Maddie Gartmann runs Garty Goodies out of her 120-square-foot kitchen in South St. Paul, Minnesota. Kristin Schwab/Marketplace

Gartmann is a stay-at-home mom in South Saint Paul, Minnesota, and she used to bake just for fun. But now it’s about her business, Garty Goodies. The icing she’s making will go into a few dozen cookie kits: $30 for 10 pre-baked cookies, three colors of icing and the tools to transform them into Easter eggs, bunnies and baby chicks. She started selling the kits online when the pandemic hit.

“They just sold out like crazy,” she said. “There were times that people would message me five minutes into posting and I’d have them all sold out.”

She also took her cookie-decorating skills to TikTok with how-to videos. And after a couple of months on the platform, Garty Goodies has nearly half a million followers. The videos are bringing in enough money to justify building a studio in her basement.

With the pandemic forcing millions of Americans into layoffs or leaving their jobs to take care of their kids, a lot of people have started running canning, cooking and baking businesses out of their kitchens. Registration for home food processing went up nearly 70% in New York state last year, according to its Department of Agriculture and Markets. And it’s up almost 1,000% since it became legal in Minnesota a little over five years ago, according to the Minnesota Cottage Food Producer’s Association. Many states expanded cottage food laws as recently as last year, just in time for the pandemic.

Ben Grossman started Benny’s Bagels out of his parents’ kitchen in Arlington, Massachusetts, after being laid off as a traveling chef with Cirque du Soleil.

“One of my friends was just like, ‘Hey man, you love bagels. You should just start making some bagels.’ You know, I was making 12 or 16 at a time, and all of a sudden I was making 250 or 300 bagels in a week. And I just kinda looked up and was like, ‘I think I might have a business here,'” Grossman said, laughing.

Benny’s Bagels has all the usual flavors, plus asiago, sriracha and broccoli cheddar. They go for $2-$3 apiece, and Grossman does $1,600 a month in sales. It’s about all he can manage from a home kitchen.

“You know, you only have one oven. I can only bake 24 at a time. I can only boil six to 10 at a time. And when I’m having to make 200 bagels in a day, it just makes for long days,” he said.

Grossman’s hours run 5 a.m. to 5 p.m. because Mom and Dad shut down the operation during dinner. And the work is exhausting. He’s broken so many mixing bowls that he now kneads the dough by hand. He’s looked into commercial kitchen space, but the rent would eat up half his sales. He also considered opening a store.

And for most home cooks, that’s a pretty big leap. Kathrine Gregory, president of the New York Small Scale Food Processors Association, has seen a lot of home cooks try to make that leap — and fail.
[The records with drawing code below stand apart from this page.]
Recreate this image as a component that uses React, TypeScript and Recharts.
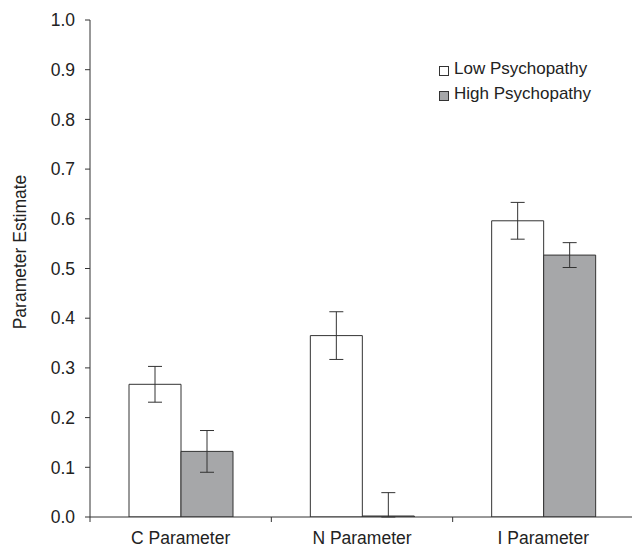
import React from 'react';
import { BarChart, Bar, XAxis, YAxis, ErrorBar } from 'recharts';

const categories = ['C Parameter', 'N Parameter', 'I Parameter'];
const lowValues = [0.267, 0.365, 0.596];
const lowErrors = [0.036, 0.048, 0.037];
const highValues = [0.132, 0.002, 0.527];
const highErrors: (number | number[])[] = [0.042, [0.002, 0.047], 0.025];
const yTicks = [0, 0.1, 0.2, 0.3, 0.4, 0.5, 0.6, 0.7, 0.8, 0.9, 1.0];
const seriesNames = ['Low Psychopathy', 'High Psychopathy'];
const seriesFills = ['#ffffff', '#a6a7a9'];

const data = categories.map((c, i) => ({
  name: c,
  low: lowValues[i],
  lowErr: lowErrors[i],
  high: highValues[i],
  highErr: highErrors[i],
}));

const FONT = '"Liberation Sans", Arial, sans-serif';
const TEXT = '#222';
const LINE = '#333';
const CHART_W = 635;
const CHART_H = 548;
const LEFT = 90;
const RIGHT = 1;
const HALF_BAND = (CHART_W - LEFT - RIGHT) / categories.length / 2;

const XTick = (props: any) => {
  const { x, y, payload, index } = props;
  return (
    <g>
      <line x1={x + HALF_BAND} x2={x + HALF_BAND} y1={y} y2={y + 5} stroke={LINE} />
      {index === 0 && (
        <line x1={x - HALF_BAND} x2={x - HALF_BAND} y1={y} y2={y + 5} stroke={LINE} />
      )}
      <text x={x} y={y + 27} textAnchor="middle" fontSize={17.5} fill={TEXT} fontFamily={FONT}>
        {payload.value}
      </text>
    </g>
  );
};

const LegendBox = () => (
  <div
    style={{
      position: 'absolute',
      left: 439,
      top: 56,
      fontFamily: FONT,
      fontSize: 17,
      color: TEXT,
      lineHeight: '25px',
    }}
  >
    {seriesNames.map((n, i) => (
      <div key={n} style={{ display: 'flex', alignItems: 'center', whiteSpace: 'nowrap' }}>
        <span
          style={{
            display: 'inline-block',
            width: 8,
            height: 8,
            border: `1px solid ${LINE}`,
            background: seriesFills[i],
            marginRight: 5,
            marginTop: 4,
          }}
        />
        <span>{n}</span>
      </div>
    ))}
  </div>
);

export default function App() {
  return (
    <div style={{ position: 'absolute', left: 0, top: 0, width: 632, height: 548, overflow: 'hidden', background: '#fff' }}>
      <BarChart
        width={CHART_W}
        height={CHART_H}
        data={data}
        margin={{ top: 20, right: RIGHT, bottom: 0, left: 0 }}
        barGap={0}
        barSize={52}
      >
        <XAxis
          dataKey="name"
          height={31}
          axisLine={{ stroke: LINE }}
          tickLine={false}
          tickSize={0}
          tickMargin={0}
          tick={<XTick />}
          interval={0}
        />
        <YAxis
          width={LEFT}
          domain={[0, 1]}
          allowDataOverflow
          ticks={yTicks}
          tickFormatter={(v: number) => v.toFixed(1)}
          axisLine={{ stroke: LINE }}
          tickLine={{ stroke: LINE }}
          tickSize={5}
          tickMargin={10}
          tick={{ fontSize: 17.5, fill: TEXT, fontFamily: FONT }}
          label={{
            content: () => (
              <text
                x={20}
                y={252}
                transform="rotate(-90 20 252)"
                textAnchor="middle"
                dominantBaseline="central"
                fontSize={17.5}
                fill={TEXT}
                fontFamily={FONT}
              >
                Parameter Estimate
              </text>
            ),
          }}
        />
        <Bar dataKey="low" name={seriesNames[0]} fill={seriesFills[0]} stroke={LINE} strokeWidth={1} isAnimationActive={false}>
          <ErrorBar dataKey="lowErr" width={7} stroke={LINE} strokeWidth={1} />
        </Bar>
        <Bar dataKey="high" name={seriesNames[1]} fill={seriesFills[1]} stroke={LINE} strokeWidth={1} isAnimationActive={false}>
          <ErrorBar dataKey="highErr" width={7} stroke={LINE} strokeWidth={1} />
        </Bar>
      </BarChart>
      <LegendBox />
    </div>
  );
}
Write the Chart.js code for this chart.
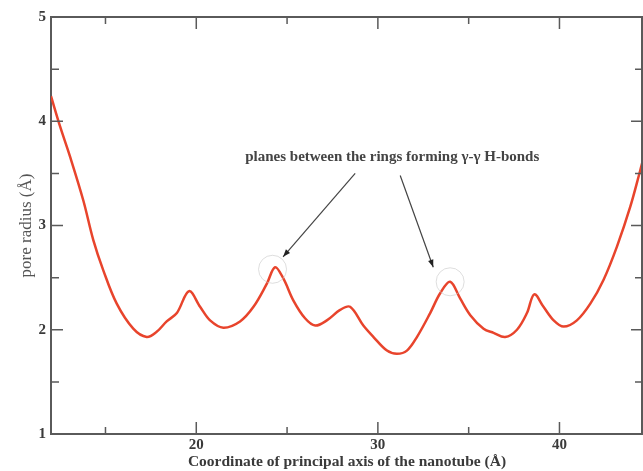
<!DOCTYPE html>
<html>
<head>
<meta charset="utf-8">
<script src="https://cdn.jsdelivr.net/npm/chart.js@4.4.1/dist/chart.umd.min.js"></script>
<style>
  html, body { margin: 0; padding: 0; background: #fff; }
  #wrap { width: 643px; height: 471px; }
</style>
</head>
<body>
<div id="wrap"><canvas id="c"></canvas></div>
<script>
// pore radius along the nanotube axis
const axisPos = [12.0, 12.5, 13.05, 13.78, 14.33, 14.88, 15.62, 16.53, 17.27, 17.82, 18.37, 18.93, 19.6,
  20.21, 20.76, 21.49, 22.41, 23.15, 23.88, 24.34, 24.8, 25.35, 25.99, 26.55, 27.19, 27.92, 28.47,
  29.2, 29.76, 30.5, 31.05, 31.6, 32.15, 32.88, 33.43, 33.98, 34.53, 35.09, 35.82, 36.37, 37.01,
  37.66, 38.21, 38.61, 39.12, 39.68, 40.23, 40.96, 41.7, 42.43, 43.17, 43.9, 44.45, 44.6];
const poreRadius = [4.24, 3.95, 3.66, 3.24, 2.86, 2.57, 2.25, 2.01, 1.93, 1.98, 2.08, 2.16, 2.37,
  2.22, 2.09, 2.02, 2.08, 2.22, 2.44, 2.60, 2.49, 2.28, 2.11, 2.04, 2.09, 2.19, 2.22,
  2.04, 1.93, 1.80, 1.77, 1.80, 1.93, 2.16, 2.35, 2.46, 2.30, 2.14, 2.01, 1.97, 1.93,
  2.00, 2.16, 2.34, 2.22, 2.09, 2.03, 2.09, 2.25, 2.48, 2.80, 3.18, 3.53, 3.63];

const xTicks = [15, 20, 25, 30, 35, 40];
const xLabels = [20, 30, 40];
const yTicks = [1, 1.5, 2, 2.5, 3, 3.5, 4, 4.5, 5];
const yLabels = [1, 2, 3, 4, 5];

const noteText = 'planes between the rings forming \u03b3-\u03b3 H-bonds';
const notePos = { x: 30.79, y: 3.66 };
const arrows = [
  { from: { x: 28.75, y: 3.50 }, to: { x: 24.78, y: 2.70 } },
  { from: { x: 31.23, y: 3.48 }, to: { x: 33.05, y: 2.60 } }
];
const peakMarks = [{ x: 24.2, y: 2.58 }, { x: 33.98, y: 2.46 }];

const serif = '"Liberation Serif", "Times New Roman", serif';
const frameColor = '#5a5a5a';

const pts = axisPos.map((x, i) => ({ x: x, y: poreRadius[i] }));

// frame, inward ticks and the annotation
const frame = {
  id: 'frame',
  afterDraw(chart) {
    const { ctx, chartArea: a, scales } = chart;
    const xs = scales.x, ys = scales.y;
    ctx.save();
    ctx.strokeStyle = frameColor;
    ctx.lineWidth = 2;
    ctx.beginPath();
    ctx.moveTo(a.left, a.top); ctx.lineTo(a.right, a.top);
    ctx.moveTo(a.right - 1, a.top); ctx.lineTo(a.right - 1, a.bottom);
    ctx.stroke();

    ctx.lineWidth = 1.5;
    ctx.beginPath();
    xTicks.forEach(v => {
      const px = xs.getPixelForValue(v);
      const len = v % 10 === 0 ? 12 : 7;
      ctx.moveTo(px, a.bottom); ctx.lineTo(px, a.bottom - len);
      ctx.moveTo(px, a.top); ctx.lineTo(px, a.top + len);
    });
    yTicks.forEach(v => {
      if (v === 1 || v === 5) return;
      const py = ys.getPixelForValue(v);
      const len = Number.isInteger(v) ? 12 : 8;
      ctx.moveTo(a.left, py); ctx.lineTo(a.left + len, py);
      ctx.moveTo(a.right, py); ctx.lineTo(a.right - len, py);
    });
    ctx.stroke();

    // faint circles round the two peaks
    ctx.strokeStyle = 'rgba(200,200,200,0.6)';
    ctx.lineWidth = 1;
    peakMarks.forEach(p => {
      ctx.beginPath();
      ctx.arc(xs.getPixelForValue(p.x), ys.getPixelForValue(p.y), 14, 0, Math.PI * 2);
      ctx.stroke();
    });

    // note text
    ctx.fillStyle = '#444';
    ctx.font = 'bold 15px ' + serif;
    ctx.textAlign = 'center';
    ctx.textBaseline = 'middle';
    ctx.fillText(noteText, xs.getPixelForValue(notePos.x), ys.getPixelForValue(notePos.y));

    // arrows
    ctx.strokeStyle = '#444';
    ctx.fillStyle = '#222';
    ctx.lineWidth = 1.2;
    arrows.forEach(ar => {
      const x1 = xs.getPixelForValue(ar.from.x), y1 = ys.getPixelForValue(ar.from.y);
      const x2 = xs.getPixelForValue(ar.to.x), y2 = ys.getPixelForValue(ar.to.y);
      ctx.beginPath();
      ctx.moveTo(x1, y1); ctx.lineTo(x2, y2);
      ctx.stroke();
      const ang = Math.atan2(y2 - y1, x2 - x1);
      ctx.beginPath();
      ctx.moveTo(x2, y2);
      ctx.lineTo(x2 - 8 * Math.cos(ang - 0.35), y2 - 8 * Math.sin(ang - 0.35));
      ctx.lineTo(x2 - 8 * Math.cos(ang + 0.35), y2 - 8 * Math.sin(ang + 0.35));
      ctx.closePath();
      ctx.fill();
    });
    ctx.restore();
  }
};

new Chart(document.getElementById('c'), {
  type: 'scatter',
  data: {
    datasets: [{
      data: pts,
      showLine: true,
      borderColor: '#e8442c',
      borderWidth: 2.5,
      pointRadius: 0,
      tension: 0.35,
      fill: false
    }]
  },
  options: {
    responsive: true,
    maintainAspectRatio: false,
    animation: false,
    layout: { padding: { top: 17, right: 0, left: 0, bottom: 0 } },
    plugins: { legend: { display: false }, tooltip: { enabled: false } },
    scales: {
      x: {
        type: 'linear',
        min: 12,
        max: 44.6,
        afterBuildTicks: s => { s.ticks = xTicks.map(v => ({ value: v })); },
        afterFit: s => { s.height = 37; },
        grid: { display: false, drawTicks: false },
        border: { display: true, color: frameColor, width: 2 },
        ticks: {
          autoSkip: false,
          maxRotation: 0,
          padding: 2,
          color: '#3a3a3a',
          font: { family: serif, size: 15, weight: 'bold' },
          callback: v => xLabels.includes(v) ? String(v) : ''
        },
        title: {
          display: true,
          text: 'Coordinate of principal axis of the nanotube (\u00c5)',
          color: '#3a3a3a',
          font: { family: serif, size: 15.5, weight: 'bold' },
          padding: { top: 0, bottom: 0 }
        }
      },
      y: {
        min: 1,
        max: 5,
        afterBuildTicks: s => { s.ticks = yTicks.map(v => ({ value: v })); },
        afterFit: s => { s.width = 51; },
        grid: { display: false, drawTicks: false },
        border: { display: true, color: frameColor, width: 2 },
        ticks: {
          autoSkip: false,
          padding: 5,
          color: '#3a3a3a',
          font: { family: serif, size: 15, weight: 'bold' },
          callback: v => yLabels.includes(v) ? String(v) : ''
        },
        title: {
          display: true,
          text: 'pore radius (\u00c5)',
          color: '#555',
          font: { family: serif, size: 17 },
          padding: { top: 16, bottom: 0 }
        }
      }
    }
  },
  plugins: [frame]
});
</script>
</body>
</html>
“It just required more time than they expected, more effort than they expected” and also an understanding of the costs, profit margins and marketing it takes to make your salad dressing or hot sauce successful. Gregory said hot sauce is the thing right now among home cooks.

Then there are all the rules. Massachusetts requires kitchen inspections. In Oregon, it’s OK to make bread, but not focaccia. In North Carolina, certain sauces have to be sent to a lab for testing.

Gregory likes to remind people that “there is nothing wrong with doing this as a hobby.”

That’s all some people want. Lata Asher started Auntie Makes Chapati in Rochester, New York, last year. She’s retired and missed cooking her big weekly dinners for friends and family.

“I’m not doing it for money. I’m enjoying when people say they love my food,” she said. “That’s it.”

Making fresh samosas and chutneys has kept her going in a year when she’s been too scared to leave her home. “If you don’t have anything to do or no plan in your mind that what you will do tomorrow morning, it makes you really upset.”

Gartmann, of Garty Goodies, thinks one reason her cookie kits are most popular with adults is that those adults need a break from Zoom and Netflix. She would like to eventually sell these kits in stores, with recipes for making the cookies and icing yourself plus tools and decorations. She wants to keep running her business from home, she’d just like to spend less time in the kitchen.